Lung Kong writes that, “I never allowed myself to make the same movie twice, even if it made a lot of money the first time. I tried to tell people in my business that every subject could be made into a film.” He did so while treating a wide range of issues, including both the doomed nature of love—rendered with melodramatic flashbacks as a romance ends in Pei Shih (1972, screening August 24)—and its enduring sustenance, as seen in his Iran-set love story Mitra (1977, screening August 24).
He further did so while braving risk of attack.

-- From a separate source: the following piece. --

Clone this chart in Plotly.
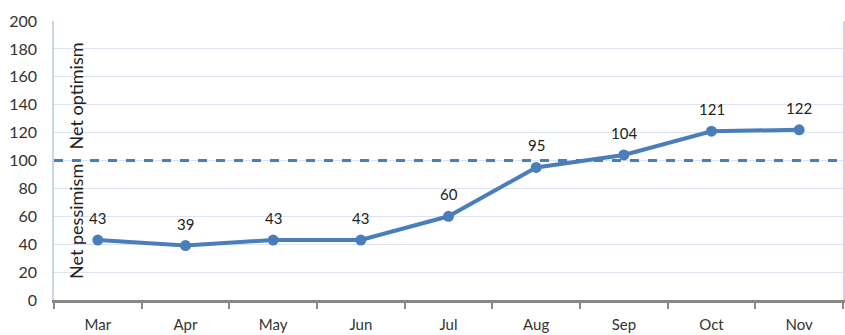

Government censors removed forty minutes of Yesterday, Today, Tomorrow without warning (leaving a shortened version as the film’s lone surviving cut), and journalists’ criticism of his works as overly preachy turned into outrage when he used his film Hiroshima 28 (1976) to defend victims of atomic bombing.
The film, made nearly three decades after World War II’s end, was released at a time when Chinese public sentiment still ran heavily against Japan for its role in the war. Lung Kong combines two Hiroshima-set stories. In one, a local family (whose members are played by Chinese actors) attempts to marry off one of its younger female members; in the other, a tour guide and a reporter wander Hiroshima twenty-eight years after the bombing, take stock of what has been lost there, and bear witness to what remains. Like many of Lung Kong’s films, Hiroshima 28 brings sympathy to people surviving hardships, encouraging viewers to think about who they should really label as villains.